When I used import { MyClass } from 'src/repositories'; I had the same problem as you with the connection failing. When I changed my import to be import { MyClass } from 'src/repositories/test I was able to get a connection and the code worked.

Hope this helps.

Hmm interesting!
In our case we ended up solving the issue as follows:
This seems to be caused by a combination of 2 things:

  • This bugreport hints that the client SDK does not retry after initial failing connections: https://issues.couchbase.com/browse/JSCBC-738
  • Our initial connection attempt was failing because our initial call to Cluster.connect was made asynchronously, and we’re not awaiting its completion. This means that one some fast environments the initial connection call could complete before our first queries, but not on others. Queries would therefore fail on those environments…

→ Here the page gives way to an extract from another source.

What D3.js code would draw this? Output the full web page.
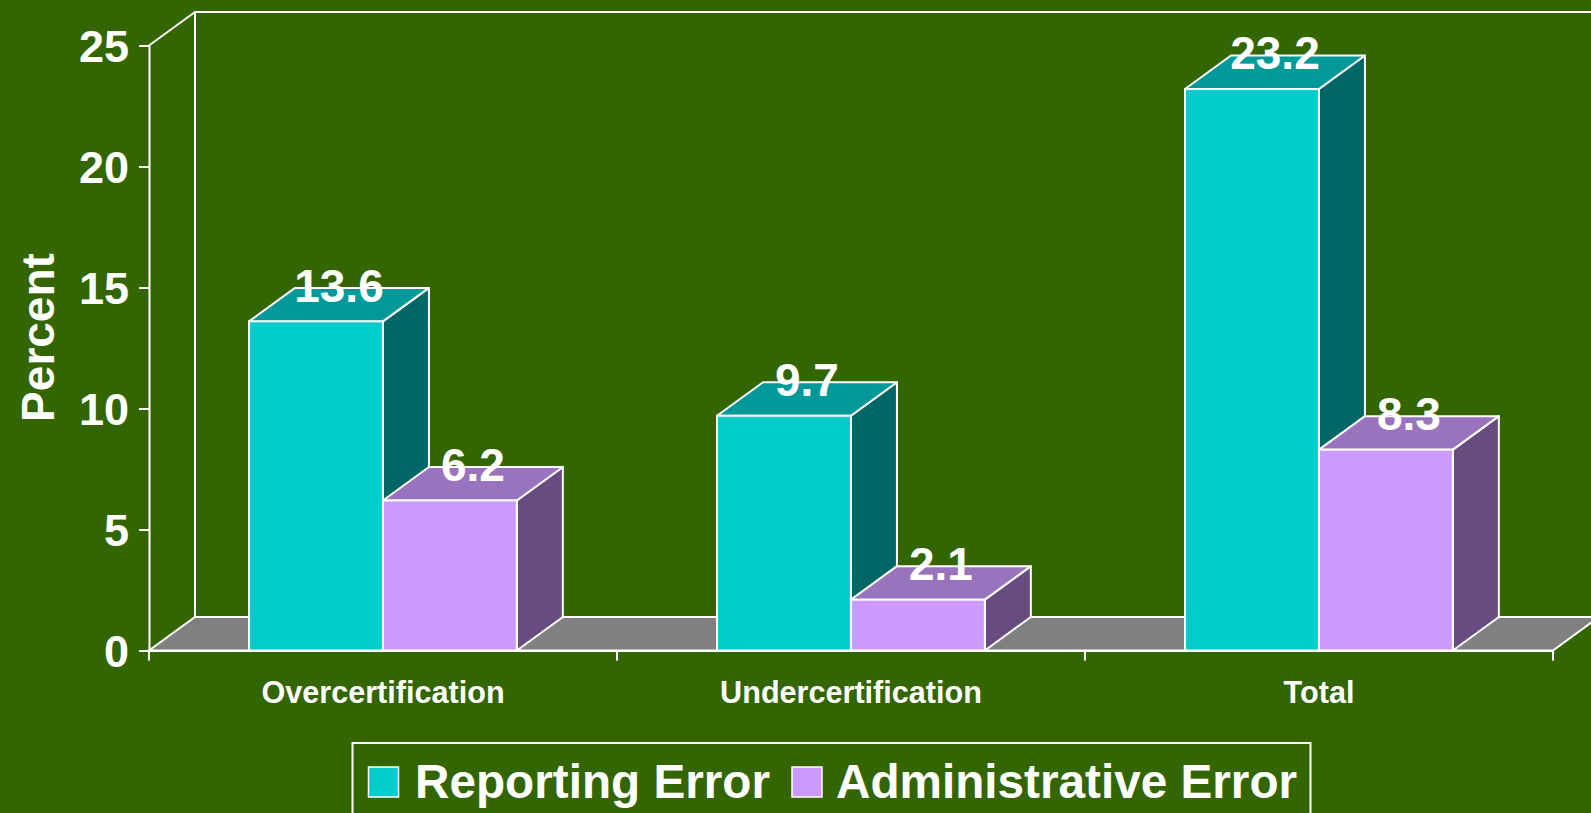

So we solved this by doing an asynchronous initialization that awaits the completion of the first Cluster.connect calls…

Another update. I did more testing with other logic and was not able to get a connection using the fix I mentioned. However, the bug report for JSCBC-738 has some example connection logic using couchbase.Cluster.connect() which is not documented anywhere in the Node SDK documentation but is a method that can be used to connect to a cluster. The key with this method is that it’s an async method so I can add an await clause or using the traditional promise then clause to wait for the connection to be made. Implementing this change has worked for everything I’ve tried.
Thanks for pointing me in the right direction, Yann.